WRITTEN EXERCISE → All of the data that follows should be retyped exactly, please, except the pictures.

DATA SEGMENT →
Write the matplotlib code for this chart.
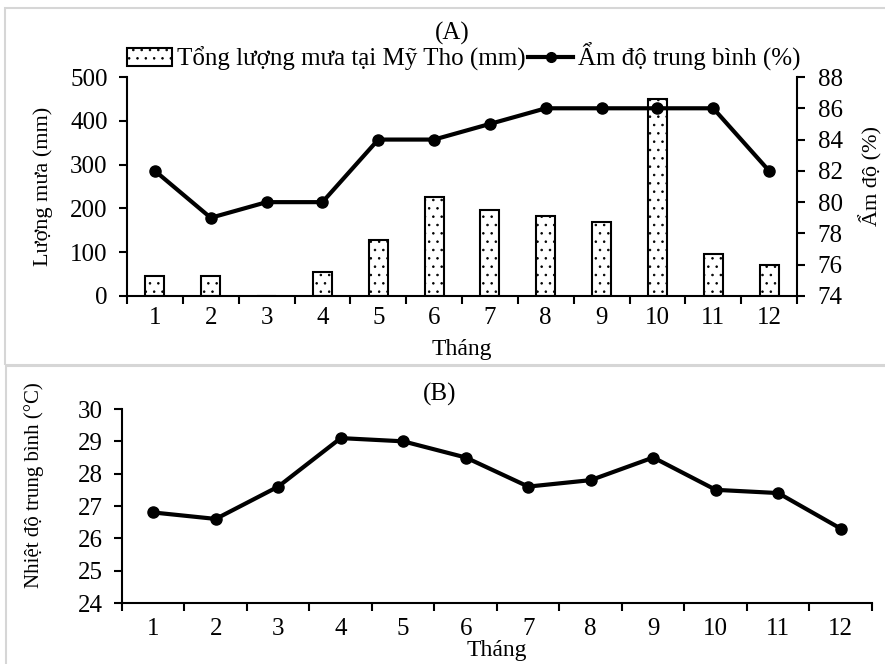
import matplotlib.pyplot as plt
from matplotlib.patches import Rectangle
from matplotlib.lines import Line2D

months = list(range(1, 13))
month_labels = [str(m) for m in months]
rainfall_mm = [45, 45, 0, 55, 128, 225, 197, 182, 170, 450, 97, 70]
humidity_pct = [82, 79, 80, 80, 84, 84, 85, 86, 86, 86, 86, 82]
temperature_c = [26.8, 26.6, 27.6, 29.1, 29.0, 28.5, 27.6, 27.8, 28.5, 27.5, 27.4, 26.3]

W, H = 885, 664
plt.rcParams["font.family"] = ["Liberation Serif", "DejaVu Serif"]
plt.rcParams["hatch.linewidth"] = 0.6

fig = plt.figure(figsize=(W / 100, H / 100), dpi=100)


def frac(x0, y0, x1, y1):
    # pixel box -> figure fraction [left, bottom, width, height]
    return [x0 / W, 1 - y1 / H, (x1 - x0) / W, (y1 - y0) / H]


# light grey panel frames
fig.add_artist(Rectangle((5 / W, 1 - 365 / H), 1, (365 - 8) / H, transform=fig.transFigure,
                         fill=False, edgecolor="#d6d6d6", linewidth=1.5))
fig.add_artist(Rectangle((6 / W, -0.01), 1, (1 - 366 / H) + 0.01, transform=fig.transFigure,
                         fill=False, edgecolor="#d6d6d6", linewidth=1.5))

TICK_FS = 18
LABEL_FS = 17


def style_axis(ax, xpad=8):
    ax.set_xlim(0.5, 12.5)
    ax.set_xticks(months)
    ax.set_xticklabels(month_labels)
    ax.set_xticks([m + 0.5 for m in range(0, 13)], minor=True)
    ax.tick_params(axis="x", which="major", length=0, pad=xpad, labelsize=TICK_FS)
    ax.tick_params(axis="x", which="minor", length=6, width=1.5, direction="out")
    ax.tick_params(axis="y", length=6, width=1.5, direction="out", labelsize=TICK_FS, pad=8)
    for side in ("top", "right"):
        ax.spines[side].set_visible(False)
    for side in ("left", "bottom"):
        ax.spines[side].set_linewidth(1.5)


# ---- Panel A ----
axA = fig.add_axes(frac(127, 77, 797, 296))
style_axis(axA)
axA.bar(months, rainfall_mm, width=0.34, facecolor="white", edgecolor="black",
        linewidth=1.5, hatch="..", zorder=2)
axA.set_ylim(0, 500)
axA.set_yticks(range(0, 501, 100))
axA.set_ylabel("Lượng mưa (mm)", fontsize=16, labelpad=12)
axA.set_xlabel("Tháng", fontsize=LABEL_FS, labelpad=7)

axA2 = axA.twinx()
axA2.plot(months, humidity_pct, color="black", linewidth=3, marker="o", markersize=8, zorder=3)
axA2.set_ylim(74, 88)
axA2.set_yticks(range(74, 89, 2))
axA2.spines["top"].set_visible(False)
axA2.spines["left"].set_visible(False)
axA2.spines["bottom"].set_visible(False)
axA2.spines["right"].set_linewidth(1.5)
axA2.tick_params(axis="y", length=6, width=1.5, direction="out", labelsize=TICK_FS, pad=9)
axA2.set_ylabel("Ẩm độ (%)", fontsize=16)
axA2.yaxis.set_label_coords(1.0925, 0.548)

fig.text(452 / W, 1 - 33 / H, "(A)", ha="center", va="center", fontsize=18)
handles = [
    Rectangle((0, 0), 1, 1, facecolor="white", edgecolor="black", hatch="..", linewidth=1.5),
    Line2D([0], [0], color="black", linewidth=3, marker="o", markersize=7),
]
fig.legend(handles, ["Tổng lượng mưa tại Mỹ Tho (mm)", "Ẩm độ trung bình (%)"],
           loc="center", bbox_to_anchor=(464 / W, 1 - 57 / H), ncol=2, frameon=False,
           fontsize=18, handlelength=1.8, handletextpad=0.2, columnspacing=0.1,
           borderaxespad=0)

# ---- Panel B ----
axB = fig.add_axes(frac(122, 409, 872, 603))
style_axis(axB, xpad=11)
axB.plot(months, temperature_c, color="black", linewidth=3, marker="o", markersize=8)
axB.set_ylim(24, 30)
axB.set_yticks(range(24, 31))
axB.set_ylabel("Nhiệt độ trung bình (°C)", fontsize=15)
axB.yaxis.set_label_coords(-0.104, 0.61)
axB.set_xlabel("Tháng", fontsize=LABEL_FS, labelpad=0)
fig.text(440 / W, 1 - 394 / H, "(B)", ha="center", va="center", fontsize=18)

fig.savefig("out.png", dpi=100)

SOLUTION →
Write the matplotlib code for this chart.
import matplotlib.pyplot as plt
from matplotlib.patches import Rectangle
from matplotlib.lines import Line2D

months = list(range(1, 13))
month_labels = [str(m) for m in months]
rainfall_mm = [45, 45, 0, 55, 128, 225, 197, 182, 170, 450, 97, 70]
humidity_pct = [82, 79, 80, 80, 84, 84, 85, 86, 86, 86, 86, 82]
temperature_c = [26.8, 26.6, 27.6, 29.1, 29.0, 28.5, 27.6, 27.8, 28.5, 27.5, 27.4, 26.3]

W, H = 885, 664
plt.rcParams["font.family"] = ["Liberation Serif", "DejaVu Serif"]
plt.rcParams["hatch.linewidth"] = 0.6

fig = plt.figure(figsize=(W / 100, H / 100), dpi=100)


def frac(x0, y0, x1, y1):
    # pixel box -> figure fraction [left, bottom, width, height]
    return [x0 / W, 1 - y1 / H, (x1 - x0) / W, (y1 - y0) / H]


# light grey panel frames
fig.add_artist(Rectangle((5 / W, 1 - 365 / H), 1, (365 - 8) / H, transform=fig.transFigure,
                         fill=False, edgecolor="#d6d6d6", linewidth=1.5))
fig.add_artist(Rectangle((6 / W, -0.01), 1, (1 - 366 / H) + 0.01, transform=fig.transFigure,
                         fill=False, edgecolor="#d6d6d6", linewidth=1.5))

TICK_FS = 18
LABEL_FS = 17


def style_axis(ax, xpad=8):
    ax.set_xlim(0.5, 12.5)
    ax.set_xticks(months)
    ax.set_xticklabels(month_labels)
    ax.set_xticks([m + 0.5 for m in range(0, 13)], minor=True)
    ax.tick_params(axis="x", which="major", length=0, pad=xpad, labelsize=TICK_FS)
    ax.tick_params(axis="x", which="minor", length=6, width=1.5, direction="out")
    ax.tick_params(axis="y", length=6, width=1.5, direction="out", labelsize=TICK_FS, pad=8)
    for side in ("top", "right"):
        ax.spines[side].set_visible(False)
    for side in ("left", "bottom"):
        ax.spines[side].set_linewidth(1.5)


# ---- Panel A ----
axA = fig.add_axes(frac(127, 77, 797, 296))
style_axis(axA)
axA.bar(months, rainfall_mm, width=0.34, facecolor="white", edgecolor="black",
        linewidth=1.5, hatch="..", zorder=2)
axA.set_ylim(0, 500)
axA.set_yticks(range(0, 501, 100))
axA.set_ylabel("Lượng mưa (mm)", fontsize=16, labelpad=12)
axA.set_xlabel("Tháng", fontsize=LABEL_FS, labelpad=7)

axA2 = axA.twinx()
axA2.plot(months, humidity_pct, color="black", linewidth=3, marker="o", markersize=8, zorder=3)
axA2.set_ylim(74, 88)
axA2.set_yticks(range(74, 89, 2))
axA2.spines["top"].set_visible(False)
axA2.spines["left"].set_visible(False)
axA2.spines["bottom"].set_visible(False)
axA2.spines["right"].set_linewidth(1.5)
axA2.tick_params(axis="y", length=6, width=1.5, direction="out", labelsize=TICK_FS, pad=9)
axA2.set_ylabel("Ẩm độ (%)", fontsize=16)
axA2.yaxis.set_label_coords(1.0925, 0.548)

fig.text(452 / W, 1 - 33 / H, "(A)", ha="center", va="center", fontsize=18)
handles = [
    Rectangle((0, 0), 1, 1, facecolor="white", edgecolor="black", hatch="..", linewidth=1.5),
    Line2D([0], [0], color="black", linewidth=3, marker="o", markersize=7),
]
fig.legend(handles, ["Tổng lượng mưa tại Mỹ Tho (mm)", "Ẩm độ trung bình (%)"],
           loc="center", bbox_to_anchor=(464 / W, 1 - 57 / H), ncol=2, frameon=False,
           fontsize=18, handlelength=1.8, handletextpad=0.2, columnspacing=0.1,
           borderaxespad=0)

# ---- Panel B ----
axB = fig.add_axes(frac(122, 409, 872, 603))
style_axis(axB, xpad=11)
axB.plot(months, temperature_c, color="black", linewidth=3, marker="o", markersize=8)
axB.set_ylim(24, 30)
axB.set_yticks(range(24, 31))
axB.set_ylabel("Nhiệt độ trung bình (°C)", fontsize=15)
axB.yaxis.set_label_coords(-0.104, 0.61)
axB.set_xlabel("Tháng", fontsize=LABEL_FS, labelpad=0)
fig.text(440 / W, 1 - 394 / H, "(B)", ha="center", va="center", fontsize=18)

fig.savefig("out.png", dpi=100)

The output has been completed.